Spontaneous Symmetry Breaking, Instability, and Chaos in Ring Resonators

Michael Woodley
National Physical Laboratory, Hampton Road, Teddington, Middlesex, TW11 0LW, UK; Heriot-Watt University, Edinburgh Campus, Edinburgh, EH14 4AS, UK.

When a ring resonator is pumped with laser light of sufficient intensity, then the refractive index -- and so the resonant frequency -- of the resonator can be modulated by the intensity of the light within it -- a phenomenon known as the Kerr nonlinearity. If the resonator is pumped with two laser beams, then this effect can give rise to spontaneous symmetry breaking in the two optical modes within the resonator. We present analytical, numerical, and experimental evidence for a rich range of exotic behaviours exhibited by this symmetry-broken light, including oscillations (implying periodic energy exchange between the modes), period-doubling, and chaos.
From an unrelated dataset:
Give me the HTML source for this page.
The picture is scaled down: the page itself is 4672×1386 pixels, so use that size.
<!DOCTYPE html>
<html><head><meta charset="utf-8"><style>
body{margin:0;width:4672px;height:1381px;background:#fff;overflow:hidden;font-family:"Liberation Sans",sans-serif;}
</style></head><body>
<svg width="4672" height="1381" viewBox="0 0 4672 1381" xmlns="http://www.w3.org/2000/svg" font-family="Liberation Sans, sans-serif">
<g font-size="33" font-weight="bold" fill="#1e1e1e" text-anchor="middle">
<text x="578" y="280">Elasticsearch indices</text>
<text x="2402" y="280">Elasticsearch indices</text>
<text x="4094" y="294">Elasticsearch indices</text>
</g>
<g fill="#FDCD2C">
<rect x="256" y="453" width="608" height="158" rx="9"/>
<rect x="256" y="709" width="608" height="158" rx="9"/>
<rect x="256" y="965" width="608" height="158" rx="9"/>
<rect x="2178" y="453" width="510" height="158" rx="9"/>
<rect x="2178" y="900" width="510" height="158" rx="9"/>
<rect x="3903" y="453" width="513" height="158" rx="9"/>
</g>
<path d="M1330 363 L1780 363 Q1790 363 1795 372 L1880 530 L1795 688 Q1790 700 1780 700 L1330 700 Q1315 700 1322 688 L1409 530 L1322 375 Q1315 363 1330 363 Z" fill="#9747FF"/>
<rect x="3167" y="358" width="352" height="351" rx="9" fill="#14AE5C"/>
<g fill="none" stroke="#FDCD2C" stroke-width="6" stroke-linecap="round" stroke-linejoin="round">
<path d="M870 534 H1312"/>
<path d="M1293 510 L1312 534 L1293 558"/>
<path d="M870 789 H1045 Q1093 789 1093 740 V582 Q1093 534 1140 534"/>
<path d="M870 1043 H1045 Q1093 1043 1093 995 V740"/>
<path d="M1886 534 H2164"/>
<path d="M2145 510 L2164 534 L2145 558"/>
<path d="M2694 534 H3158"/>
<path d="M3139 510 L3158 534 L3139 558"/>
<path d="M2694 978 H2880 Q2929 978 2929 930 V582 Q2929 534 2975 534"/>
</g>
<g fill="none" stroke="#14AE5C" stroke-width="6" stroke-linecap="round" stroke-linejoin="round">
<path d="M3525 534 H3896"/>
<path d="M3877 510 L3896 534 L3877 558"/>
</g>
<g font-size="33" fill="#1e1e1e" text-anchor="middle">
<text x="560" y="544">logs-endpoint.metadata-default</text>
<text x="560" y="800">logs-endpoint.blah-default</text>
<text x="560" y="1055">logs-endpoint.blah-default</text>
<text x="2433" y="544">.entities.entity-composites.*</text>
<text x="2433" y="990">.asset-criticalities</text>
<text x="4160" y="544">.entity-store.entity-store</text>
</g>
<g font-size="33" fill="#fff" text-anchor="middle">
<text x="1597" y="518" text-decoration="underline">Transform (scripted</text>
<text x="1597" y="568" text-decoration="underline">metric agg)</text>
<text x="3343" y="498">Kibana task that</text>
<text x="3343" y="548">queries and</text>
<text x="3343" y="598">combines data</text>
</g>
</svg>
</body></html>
These optical modes are described by the following coupled system of ordinary differential equations:

$$\dot{e}_{1,2}=\tilde{e}_{1,2} -[1+i(A|e_{1,2}|^{2}+B|e_{2,1}|^{2}-\Delta_{1,2})]e_{1,2},$$

where $\tilde{e}_{1,2}$ and $e_{1,2}$ are the input and coupled electric field amplitudes for each beam, respectively, and $\Delta_{1,2}$ are the frequency detunings of the laser beams, with respect to the non-Kerr-shifted cavity resonance frequency. The coefficients $A$ and $B$ denote the strengths of self- and cross-phase modulation, respectively -- i.e., the extent to which the modes interact with themselves and with each other. The physics of this dynamical system is not only of fundamental interest, but is also important for the construction of integrated all-optical circuitry and devices, such as isolators, circulators, logic gates, advanced sensors, oscillators, and scramblers.